[Data extract start]

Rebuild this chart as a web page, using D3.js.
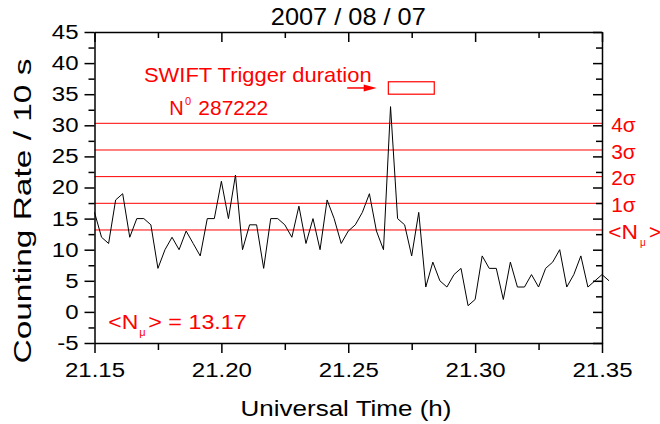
<!DOCTYPE html>
<html><head><meta charset="utf-8">
<script src="https://cdn.jsdelivr.net/npm/d3@7"></script>
<style>
body{margin:0;background:#fff;}
svg{display:block;font-family:"Liberation Sans",Arial,sans-serif;}
</style></head><body>
<svg id="c" width="660" height="424"></svg>
<script>
// ---- data ----
const titleText = "2007 / 08 / 07";
const xLabel = "Universal Time (h)";
const yLabel = "Counting Rate / 10 s";
const startTime = 21.15;          // h
const binSeconds = 10;            // s per bin
const counts = [16,12,11,18,19,12,15,15,14,7,10,12,10,13,11,9,15,15,21,15,22,10,14,14,7,
  15,15,14,12,17,11,15,10,18,15,11,13,14,16,19,13,10,33,15,14,9,16,4,8,5,4,6,7,1,2,9,7,7,2,
  8,4,4,6,4,7,8,10,4,6,9,4,5,6,5];
const levelValues = [13.17, 17.46, 21.75, 26.03, 30.32];
const levelLabels = ["<N", "1σ", "2σ", "3σ", "4σ"];
const xDomain = [21.15, 21.35];
const yDomain = [-5, 45];
const xMajorTicks = [21.15, 21.20, 21.25, 21.30, 21.35];
const xMinorTicks = [21.175, 21.225, 21.275, 21.325];
const yMajorTicks = [-5, 0, 5, 10, 15, 20, 25, 30, 35, 40, 45];
const yMinorTicks = [-2.5, 2.5, 7.5, 12.5, 17.5, 22.5, 27.5, 32.5, 37.5, 42.5];
const triggerTime = [21.2658, 21.2839];
const triggerRate = [35, 37];
const arrowTime = [21.2496, 21.2612];
const arrowRate = 36;
const swiftText = "SWIFT Trigger duration";
const triggerNumber = "287222";
const meanValueText = "13.17";

// ---- layout ----
const svg = d3.select("#c");
const L = 94.5, R = 602, T = 32, B = 343;
const x = d3.scaleLinear().domain(xDomain).range([L, R]);
const y = d3.scaleLinear().domain(yDomain).range([B, T]);
const RED = "#ff0000";

function stretch(sel, k) {
  sel.each(function () {
    const w = this.getComputedTextLength();
    d3.select(this).attr("textLength", w * k).attr("lengthAdjust", "spacingAndGlyphs");
  });
}

// sigma lines
svg.append("g").selectAll("line").data(levelValues).join("line")
  .attr("x1", L).attr("x2", R)
  .attr("y1", d => y(d)).attr("y2", d => y(d))
  .attr("stroke", RED).attr("stroke-width", 1);

// data line
const pts = counts.map((c, i) => [startTime + i * binSeconds / 3600, c]);
svg.append("path").datum(pts)
  .attr("fill", "none").attr("stroke", "#000").attr("stroke-width", 1)
  .attr("d", d3.line().x(d => x(d[0])).y(d => y(d[1])));

// axes
const axStyle = g => { g.selectAll("path,line").attr("stroke", "#000").attr("stroke-width", 1.5); };
// bottom
const gb = svg.append("g").attr("transform", `translate(0,${B})`)
  .call(d3.axisBottom(x).tickValues(xMajorTicks).tickSize(10).tickSizeOuter(0).tickPadding(10)
    .tickFormat(d3.format(".2f")));
gb.call(axStyle);
gb.selectAll("text").attr("font-size", 20).attr("fill", "#000").attr("font-family", "Liberation Sans, Arial, sans-serif");
stretch(gb.selectAll("text"), 1.2);
svg.append("g").attr("transform", `translate(0,${B})`)
  .call(d3.axisBottom(x).tickValues(xMinorTicks).tickSize(7).tickSizeOuter(0).tickFormat(""))
  .call(axStyle).select(".domain").remove();
// top
svg.append("g").attr("transform", `translate(0,${T})`)
  .call(d3.axisTop(x).tickValues(xMajorTicks).tickSize(-10).tickSizeOuter(0).tickFormat(""))
  .call(axStyle);
svg.append("g").attr("transform", `translate(0,${T})`)
  .call(d3.axisTop(x).tickValues(xMinorTicks).tickSize(-6).tickSizeOuter(0).tickFormat(""))
  .call(axStyle).select(".domain").remove();
// left
const gl = svg.append("g").attr("transform", `translate(${L},0)`)
  .call(d3.axisLeft(y).tickValues(yMajorTicks).tickSize(10).tickSizeOuter(0).tickPadding(6)
    .tickFormat(d => String(d)));
gl.call(axStyle);
gl.selectAll("text").attr("font-size", 20).attr("fill", "#000").attr("font-family", "Liberation Sans, Arial, sans-serif");
stretch(gl.selectAll("text"), 1.2);
svg.append("g").attr("transform", `translate(${L},0)`)
  .call(d3.axisLeft(y).tickValues(yMinorTicks).tickSize(6).tickSizeOuter(0).tickFormat(""))
  .call(axStyle).select(".domain").remove();
// right
svg.append("g").attr("transform", `translate(${R},0)`)
  .call(d3.axisRight(y).tickValues(yMajorTicks).tickSize(-9).tickSizeOuter(0).tickFormat(""))
  .call(axStyle);
svg.append("g").attr("transform", `translate(${R},0)`)
  .call(d3.axisRight(y).tickValues(yMinorTicks).tickSize(-6).tickSizeOuter(0).tickFormat(""))
  .call(axStyle).select(".domain").remove();

// title
svg.append("text").attr("x", 348.3).attr("y", 25).attr("text-anchor", "middle")
  .attr("font-size", 24).attr("textLength", 155).attr("lengthAdjust", "spacingAndGlyphs")
  .text(titleText);
// axis titles
svg.append("text").attr("x", 346).attr("y", 416).attr("text-anchor", "middle")
  .attr("font-size", 21.5).attr("textLength", 211).attr("lengthAdjust", "spacingAndGlyphs")
  .text(xLabel);
svg.append("text").attr("transform", "translate(31,211) rotate(-90)").attr("text-anchor", "middle")
  .attr("font-size", 23).attr("textLength", 305).attr("lengthAdjust", "spacingAndGlyphs")
  .text(yLabel);

// right-side level labels
const lab = svg.append("g").attr("fill", RED).attr("font-size", 20.5);
levelValues.forEach((v, i) => {
  const by = y(v) + 8.6;
  if (i === 0) {
    lab.append("text").attr("x", 608.3).attr("y", by).attr("textLength", 29.7)
      .attr("lengthAdjust", "spacingAndGlyphs").text(levelLabels[i]);
    lab.append("text").attr("x", 640).attr("y", by + 7.5).attr("font-size", 10).text("μ");
    lab.append("text").attr("x", 649).attr("y", by).text(">");
  } else {
    lab.append("text").attr("x", 611.2).attr("y", by).attr("textLength", 24.5)
      .attr("lengthAdjust", "spacingAndGlyphs").text(levelLabels[i]);
  }
});

// SWIFT annotation
svg.append("text").attr("x", x(21.1695)).attr("y", y(37)).attr("fill", RED)
  .attr("font-size", 21).attr("textLength", 227.7).attr("lengthAdjust", "spacingAndGlyphs")
  .text(swiftText);
svg.append("text").attr("x", 169.3).attr("y", 115).attr("fill", RED).attr("font-size", 20).text("N");
svg.append("text").attr("x", 185).attr("y", 105).attr("fill", RED).attr("font-size", 11).text("0");
svg.append("text").attr("x", 198.3).attr("y", 115).attr("fill", RED).attr("font-size", 20)
  .attr("textLength", 70).attr("lengthAdjust", "spacingAndGlyphs").text(triggerNumber);

// trigger box
svg.append("rect")
  .attr("x", x(triggerTime[0])).attr("y", y(triggerRate[1]))
  .attr("width", x(triggerTime[1]) - x(triggerTime[0]))
  .attr("height", y(triggerRate[0]) - y(triggerRate[1]))
  .attr("fill", "none").attr("stroke", RED).attr("stroke-width", 1.2);
// arrow
const ax0 = x(arrowTime[0]), ax1 = x(arrowTime[1]), ay = y(arrowRate);
svg.append("line").attr("x1", ax0).attr("x2", ax1 - 10).attr("y1", ay).attr("y2", ay)
  .attr("stroke", RED).attr("stroke-width", 1.5);
svg.append("path").attr("d", `M${ax1},${ay}L${ax1 - 13},${ay - 3.5}L${ax1 - 13},${ay + 3.5}Z`)
  .attr("fill", RED);

// mean label
const mg = svg.append("g").attr("fill", RED);
mg.append("text").attr("x", 108.3).attr("y", 329.3).attr("font-size", 21)
  .attr("textLength", 30).attr("lengthAdjust", "spacingAndGlyphs").text("<N");
mg.append("text").attr("x", 139.3).attr("y", 336).attr("font-size", 11).text("μ");
mg.append("text").attr("x", 148.3).attr("y", 329.3).attr("font-size", 21)
  .attr("textLength", 98.4).attr("lengthAdjust", "spacingAndGlyphs").text("> = " + meanValueText);
</script>
</body></html>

[Data extract end]

■ **Task description**
Copy each line of the listing that holds the word "this".

■ **Solution**
Rebuild this chart as a web page, using D3.js.
    const w = this.getComputedTextLength();
    d3.select(this).attr("textLength", w * k).attr("lengthAdjust", "spacingAndGlyphs");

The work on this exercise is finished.